Security is the innovation

Historically treated as a “non‑functional” requirement, security now defines whether innovation scales. Four areas determine success:

1. Software supply‑chain integrity. Defence systems are software‑defined and cloud‑connected. Bill of materials transparency (SBOM), signed artifacts, and reproducible builds reduce the risk of dependency compromise. Provenance and attestations (SLSA‑style) should be mandated for mission services.

2. Identity, secrets, and device trust. Mutual TLS, hardware‑bound keys (TPM/Secure Enclave/HSM), and short‑lived tokens (mTLS token binding) are the basis for secure machine‑to‑machine exchanges. Across coalition networks, identity and privileged access controls must be consistent and auditable.

3. Data governance and privacy. ISR and operational datasets often contain personal or sensitive data. Compliance requires Data Protection Impact Assessments and privacy‑by‑design aligned with ICO UK GDPR guidance. Techniques such as differential privacy and selective disclosure reduce exposure while preserving utility.
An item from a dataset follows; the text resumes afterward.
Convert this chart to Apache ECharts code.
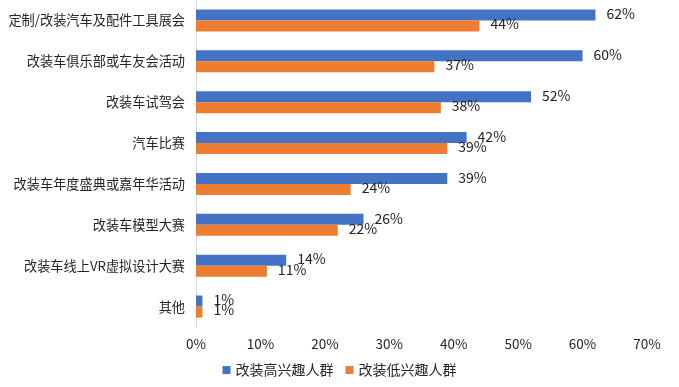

4. Cryptographic agility and post‑quantum planning. The move toward hybrid/post‑quantum cryptography is underway (NIST PQC; NCSC). Defence platforms must publish key‑rotation policies, manage JWKS lifecycles, and invest in PQC migration roadmaps.

Case vignette: Counter‑UAS as a proving ground

Counter‑UAS operations demonstrate the innovation/security link in microcosm: fast classification and targeting (AI), low‑latency control loops (networking), and layered defeat (EW + kinetic). However, without secured telemetry, signed models, and hardened gateways, attackers can spoof tracks, degrade confidence, or hijack effectors. Best‑practice stacks combine sensor fusion with signed control messages, proof‑of‑possession tokens, and model provenance, following guidance from NCSC and coalition doctrine reported by Janes air defence.

Governance: translating innovation to programmes

To avoid “pilot purgatory”, organisations are adopting modular open systems approaches (MOSA) and digital engineering. These enable competition at subsystem level, faster certification, and exportability — consistent with UK Defence & Security Exports policy. Programmes should build crypto agility, SBOM publication, and zero‑trust APIs into contracts from day one.

Risks and failure modes

• Model risk and adversarial AI. Poisoned training data and prompt‑level attacks can bias outputs. Adopt evaluation centres and red‑team exercises (NIST; NCSC), with rollback plans and human‑on‑the‑loop safeguards.

• Interoperability debt. Bespoke interfaces create lock‑in and slow coalition operations. Standardise on data models (OGC) and mission networking patterns (NATO FMN).

• Supply‑chain fragility. Single‑source components and opaque firmware introduce systemic risk. Insist on provenance, component diversity, and transparent sustainment.

What “good” looks like (engineering checklist)

• Identity is hardware‑rooted; APIs use short‑lived, audience‑scoped tokens; all control messages signed and verified.

• Data fabric with open schemas; lineage and access tracked; privacy controls enforced.

• Models have provenance, evaluations, and drift monitoring; deployment behind zero‑trust gateways.

• End‑to‑end SBOMs and attestation; patch velocity measured; red‑team exercises scheduled.

• Cryptographic agility roadmap published; PQC pilots for high‑risk links.

Implications for government and allies

For governments, the innovation/security link reframes strategy: invest in standards, testing infrastructure, and shared data estates; treat AI safety and software supply‑chain integrity as capability enablers, not overhead. For industry, competitive advantage sits at the intersection of interoperable software, secure data pipelines, and rapid certification. Partnerships through mechanisms like NATO DIANA and DSE can convert R&D into exportable, coalition‑ready capability.

Conclusion

AI‑enabled multi‑domain integration is the most important and popular innovation shaping defence and government today because it collapses timelines between sensing and action. Security is not a brake on that innovation; it is the transmission that makes it bite. The organisations that win the next decade will be those that design security as innovation — cryptographically sound, interoperable, software‑defined systems that move at the speed of relevance.